Why Carbon Pricing Won’t Drive the Clean Tech Revolution

This week, the American Enterprise Institute (AEI), the Brookings Institution, the International Monetary Fund, and Resources for the Future co-hosted a daylong conference on designing a U.S. carbon tax. The event came on the heels of closed-door discussions of the topic at AEI and “a cascade of carbon-tax advocacy in recent days from the chattering classes and a slate of academic work over the summer,” as the Wall Street Journal noted, lending credence to the newspaper’s article title: “Carbon Tax Idea Gains Wonkish Energy.” Nevertheless, talk of a U.S. carbon tax – while a positive step forward – is not enough to address climate change if such a tax is not structured to support innovation. Ultimately, much of the enthusiasm over the idea of a carbon tax can be attributed to the misconception that it is a sort of climate change-silver bullet, as driven by neoclassical economic thinking.

According to the neoclassical economic doctrine, as detailed in the ITIF paper Economic Doctrines and Approaches to Climate Change Policy, the economy is a “large market of goods and services that is generally in equilibrium and usually best left to itself.” Climate change is viewed by doctrine adherents as a rare market failure, but one that can be addressed by simply implementing a market signal to control for the negative externality of greenhouse gas emissions. The paper thus concludes, “Neoclassical economists believe that setting a price on carbon—through a carbon tax or cap and trade—is the principal and often sole policy response needed to address climate change.” Case in point: Paul Krugman’s observation in his New York Times column that “If you seriously believe in markets, you should believe that given the right incentives — namely, putting a price on emissions, through either a tax or a tradable permit scheme — the economy will find lots of ways to emit less.”

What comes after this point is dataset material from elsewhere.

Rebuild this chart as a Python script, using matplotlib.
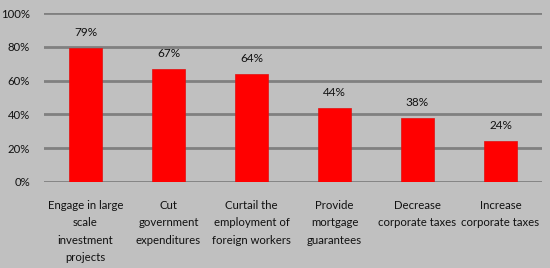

Nevertheless, a Brookings paper released last week by Mark Muro and Jonathan Rothwell throws yet another bucket of cold water on the idea that a carbon tax is a “one and done” climate change solution:

Numerous scholars have demonstrated that, while the scale of the needed carbon emissions reductions is extremely large, price-based systems by themselves are not likely to induce sufficient technology change to deliver the needed reductions, particularly given the “lock-in” of cheap, readily available dirty technologies and the modest pollution prices that are tolerable to politicians…A major problem with all carbon pricing solutions is the fact that the private sector will not (for recognized reasons) invest adequately on its own in low-carbon solutions and technology change – even in the presence of carbon pricing.

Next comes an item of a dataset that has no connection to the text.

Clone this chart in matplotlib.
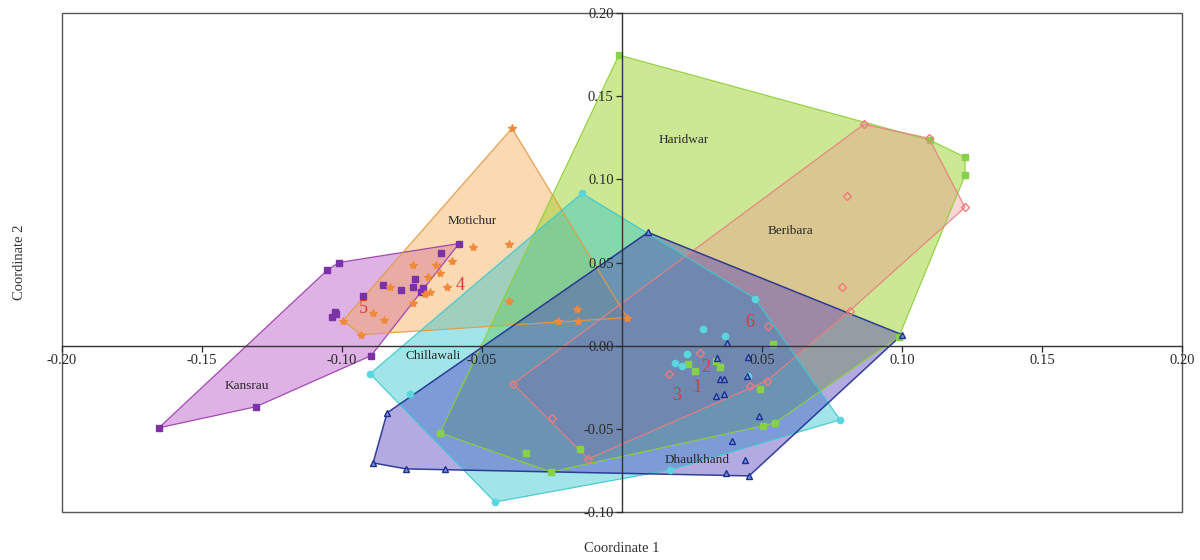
import matplotlib
matplotlib.use("Agg")
import matplotlib.pyplot as plt
from matplotlib.patches import Polygon, Rectangle
import numpy as np

plt.rcParams['font.family'] = ['Liberation Serif', 'DejaVu Serif']

# PCoA scores, one list per population
kansrau = [(-0.1654, -0.0494), (-0.1307, -0.0367), (-0.0896, -0.0060), (-0.0582, 0.0614),
           (-0.0646, 0.0560), (-0.1011, 0.0500), (-0.1054, 0.0452), (-0.0925, 0.0301),
           (-0.0854, 0.0367), (-0.0789, 0.0337), (-0.0746, 0.0355), (-0.0739, 0.0398),
           (-0.0711, 0.0349), (-0.0718, 0.0325), (-0.1025, 0.0205), (-0.1036, 0.0175),
           (-0.1021, 0.0193)]
motichur = [(-0.0393, 0.1307), (-0.0532, 0.0596), (-0.0404, 0.0614), (-0.0404, 0.0271),
            (-0.0229, 0.0151), (-0.0161, 0.0223), (-0.0157, 0.0151), (0.0018, 0.0169),
            (-0.0607, 0.0512), (-0.0625, 0.0355), (-0.0686, 0.0325), (-0.0746, 0.0482),
            (-0.0746, 0.0259), (-0.0664, 0.0482), (-0.0650, 0.0434), (-0.0693, 0.0410),
            (-0.0704, 0.0313), (-0.0829, 0.0355), (-0.0889, 0.0199), (-0.0850, 0.0157),
            (-0.0996, 0.0151), (-0.0932, 0.0066)]
haridwar = [(-0.0011, 0.1747), (0.1100, 0.1235), (0.1225, 0.1133), (0.1225, 0.1024),
            (0.0989, 0.0054), (0.0546, -0.0464), (0.0504, -0.0482), (-0.0150, -0.0620),
            (-0.0254, -0.0759), (-0.0343, -0.0645), (-0.0650, -0.0524), (0.0236, -0.0108),
            (0.0350, -0.0127), (0.0336, -0.0090), (0.0539, 0.0012), (0.0493, -0.0259),
            (0.0261, -0.0151)]
beribara = [(0.0864, 0.1331), (0.1096, 0.1247), (0.1225, 0.0831), (0.0804, 0.0898),
            (0.0786, 0.0355), (0.0521, 0.0120), (-0.0389, -0.0229), (-0.0250, -0.0434),
            (-0.0121, -0.0681), (0.0168, -0.0169), (0.0279, -0.0042), (0.0518, -0.0211),
            (0.0457, -0.0241), (0.0814, 0.0211)]
chillawali = [(-0.0143, 0.0916), (-0.0900, -0.0169), (-0.0454, -0.0940), (0.0779, -0.0446),
              (0.0289, 0.0102), (0.0368, 0.0060), (0.0232, -0.0048), (0.0189, -0.0102),
              (0.0214, -0.0120), (0.0450, -0.0181), (0.0171, -0.0747), (-0.0757, -0.0289),
              (0.0475, 0.0283)]
dhaulkhand = [(0.0093, 0.0681), (0.1000, 0.0066), (0.0454, -0.0783), (0.0371, -0.0765),
              (-0.0632, -0.0741), (-0.0771, -0.0741), (-0.0889, -0.0705), (-0.0839, -0.0404),
              (0.0375, 0.0018), (0.0339, -0.0072), (0.0450, -0.0066), (0.0350, -0.0199),
              (0.0364, -0.0199), (0.0336, -0.0301), (0.0364, -0.0289), (0.0446, -0.0181),
              (0.0489, -0.0422), (0.0393, -0.0572), (0.0439, -0.0687)]

pop_names = ['Kansrau', 'Motichur', 'Haridwar', 'Beribara', 'Chillawali', 'Dhaulkhand']
pop_label_xy = [(-0.134, -0.024), (-0.0536, 0.075), (0.022, 0.1235),
                (0.060, 0.069), (-0.0675, -0.006), (0.0268, -0.0687)]

# numbered centroids
num_labels = ['1', '2', '3', '4', '5', '6']
num_xy = [(0.0268, -0.0253), (0.0300, -0.0133), (0.0196, -0.0301),
          (-0.0579, 0.0361), (-0.0925, 0.0223), (0.0457, 0.0139)]

styles = [
    dict(fill='#b548c4', edge='#9a3aaa', a=0.42, mk='s', mfc='#7a32a6', mec='#7a32a6', ms=5),
    dict(fill='#f7a54a', edge='#e39a45', a=0.42, mk='*', mfc='#f2883a', mec='#f2883a', ms=6),
    dict(fill='#9ad22a', edge='#8fcf3a', a=0.50, mk='s', mfc='#86d04a', mec='#86d04a', ms=5),
    dict(fill='#f28c8c', edge='#e88080', a=0.36, mk='D', mfc='none', mec='#f07a7a', ms=4.5),
    dict(fill='#22c2cc', edge='#3cc8d0', a=0.42, mk='o', mfc='#5ad6de', mec='#5ad6de', ms=4.5),
    dict(fill='#4a36bc', edge='#1f2f8f', a=0.42, mk='^', mfc='#7090e0', mec='#1f2f8f', ms=5),
]


def convex_hull(pts):
    pts = sorted(set(pts))
    def cross(o, a, b):
        return (a[0]-o[0])*(b[1]-o[1]) - (a[1]-o[1])*(b[0]-o[0])
    lower, upper = [], []
    for p in pts:
        while len(lower) >= 2 and cross(lower[-2], lower[-1], p) <= 0:
            lower.pop()
        lower.append(p)
    for p in reversed(pts):
        while len(upper) >= 2 and cross(upper[-2], upper[-1], p) <= 0:
            upper.pop()
        upper.append(p)
    return lower[:-1] + upper[:-1]


fig = plt.figure(figsize=(12, 5.6), dpi=100)
ax = fig.add_axes([62/1200, 48/560, 1120/1200, 499/560])
ax.set_xlim(-0.2, 0.2)
ax.set_ylim(-0.1, 0.2)

groups = [kansrau, motichur, haridwar, beribara, chillawali, dhaulkhand]
for pts, st in zip(groups, styles):
    hull = convex_hull(pts)
    ax.add_patch(Polygon(hull, closed=True, facecolor=st['fill'], alpha=st['a'],
                         edgecolor='none', zorder=2))
    ax.add_patch(Polygon(hull, closed=True, facecolor='none', edgecolor=st['edge'],
                         lw=1.1 if st['mk'] == '^' else 0.9, alpha=0.9, zorder=3))
for pts, st in zip(groups, styles):
    arr = np.array(pts)
    ax.plot(arr[:, 0], arr[:, 1], ls='none', marker=st['mk'], ms=st['ms'],
            mfc=st['mfc'], mec=st['mec'], mew=1.0, zorder=4)

for name, (x, y) in zip(pop_names, pop_label_xy):
    ax.text(x, y, name, fontsize=9.5, color='#2a2a2a', ha='center', va='center', zorder=6)
for t, (x, y) in zip(num_labels, num_xy):
    ax.text(x, y, t, fontsize=13, color='#d63a3a', ha='center', va='center', zorder=6)

# crossing axes through the origin
ax.spines['left'].set_position(('data', 0))
ax.spines['bottom'].set_position(('data', 0))
ax.spines['top'].set_visible(False)
ax.spines['right'].set_visible(False)
for s in ('left', 'bottom'):
    ax.spines[s].set_color('#333333')
    ax.spines[s].set_linewidth(1.0)
    ax.spines[s].set_zorder(5)
ax.xaxis.set_zorder(5)
ax.yaxis.set_zorder(5)

ax.set_xticks([-0.20, -0.15, -0.10, -0.05, 0.05, 0.10, 0.15, 0.20])
ax.set_xticklabels(['-0.20', '-0.15', '-0.10', '-0.05', '0.05', '0.10', '0.15', '0.20'])
ax.set_yticks([-0.10, -0.05, 0.00, 0.05, 0.10, 0.15, 0.20])
ax.set_yticklabels(['-0.10', '-0.05', '0.00', '0.05', '0.10', '0.15', '0.20'])
ax.tick_params(axis='both', labelsize=10.5, colors='#2a2a2a', length=4, width=0.9,
               direction='out', pad=2)

# outer frame
ax.add_patch(Rectangle((0, 0), 1, 1, transform=ax.transAxes, fill=False,
                       edgecolor='#555555', lw=1.0, clip_on=False, zorder=1))

fig.text(622/1200, 1 - 548/560, 'Coordinate 1', ha='center', va='center',
         fontsize=10.5, color='#333333')
fig.text(20/1200, 1 - 262/560, 'Coordinate 2', ha='center', va='center',
         rotation=90, fontsize=10.5, color='#333333')

fig.savefig('out.png', dpi=100)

As such, a carbon tax can only be seen as effective climate change policy in the extent to which it funds clean energy innovation. In contrast to the neoclassical economic doctrine, innovation economics recognizes that the government can and should play a much more proactive role in supporting the clean energy innovation process. Fittingly, the Brookings scholars recommend setting aside at least $30 billion in carbon tax revenue annually for “an independently managed fund for supporting top-quality energy-system RD&D activity.” That policy proposal mirrors the “innovation carbon price” concept put forward by ITIF last year that called for a portion of revenue to go towards funding “a Clean Energy Innovation Trust Fund that would support clean energy innovation initiatives.” Establishing a dedicated revenue stream for clean energy innovation in this way would simultaneously reduce policy uncertainty and tackle climate change mitigation in a meaningful way. Nor would it be without precedent – gas tax revenue, for example, is dedicated to the Highway Trust Fund.

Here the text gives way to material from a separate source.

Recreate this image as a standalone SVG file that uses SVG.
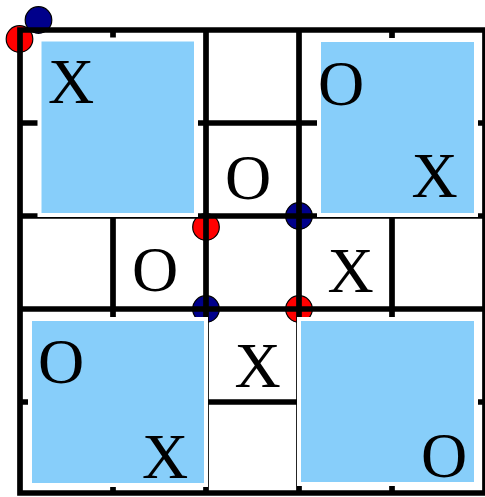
<svg xmlns="http://www.w3.org/2000/svg" width="485" height="497" viewBox="0 0 485 497">
<style>
.bg{fill:#ffffff}
.grid{stroke:#000;stroke-width:5.7;fill:none;stroke-linecap:square}
.blk{fill:#87cefa;stroke:#ffffff;stroke-width:4}
.t{font-family:"Liberation Serif","Times New Roman",serif;font-size:64px;fill:#000;text-anchor:middle}
.r{fill:#ff0000;stroke:#000;stroke-width:1.2}
.b{fill:#00008b;stroke:#000;stroke-width:1.2}
</style>
<rect class="bg" x="0" y="0" width="485" height="497"/>
<g id="markers">
<circle class="b" cx="38.5" cy="20" r="13.3"/>
<circle class="r" cx="19.5" cy="39" r="13.3"/>
<circle class="r" cx="206" cy="227" r="13.3"/>
<circle class="b" cx="299" cy="216" r="13.3"/>
<circle class="b" cx="206" cy="309" r="13.3"/>
<circle class="r" cx="299" cy="309" r="13.3"/>
</g>
<g id="connectors">
<path class="grid" d="M20 30V493M113 30V493M206 30V493M299 30V493M392 30V493M485 30V493M20 30H485M20 123H485M20 216H485M20 309H485M20 402H485M20 493H485"/>
</g>
<g id="block-tl"><rect class="blk" x="39.5" y="39.5" width="156.5" height="175.5"/><text class="t" x="71" y="103">X</text></g>
<g id="block-tr"><rect class="blk" x="319" y="40" width="157" height="175"/><text class="t" x="341" y="105">O</text><text class="t" x="434.5" y="197">X</text></g>
<g id="block-bl"><rect class="blk" x="30" y="319" width="176" height="166"/><text class="t" x="61" y="383">O</text><text class="t" x="165" y="478">X</text></g>
<g id="block-br"><rect class="blk" x="299" y="319" width="177" height="165"/><text class="t" x="444" y="477">O</text></g>
<g id="cell-tc"><text class="t" x="248" y="199">O</text></g>
<g id="cell-ml"><text class="t" x="155" y="291">O</text></g>
<g id="cell-mr"><text class="t" x="350.5" y="292">X</text></g>
<g id="cell-bc"><text class="t" x="257.5" y="387">X</text></g>
</svg>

Of course, policymakers are currently looking at a carbon tax primarily as a possible revenue raiser as part of a grand bargain on deficit reduction. But ITIF and Brookings’ proposals would not preclude carbon tax revenue being directed towards that endeavor. The Brookings report goes on to call for the vast majority of the revenue to be spent on “tax cuts and deficit reduction as well as rebates to affected low-income households, as determined by Congress and the president,” while the ITIF report proposes that any remaining funding be “recycled back into the economy as growth and innovation inducing business tax incentives.” What the proposals do preclude is the idea – as informed by neoclassical economic doctrine – that a carbon tax is all that is needed to spur massive greenhouse gas emission reductions. As debate continues, Congress and the president would do well to more carefully consider all the products of the “wonkish energy” being expended on possible carbon tax designs.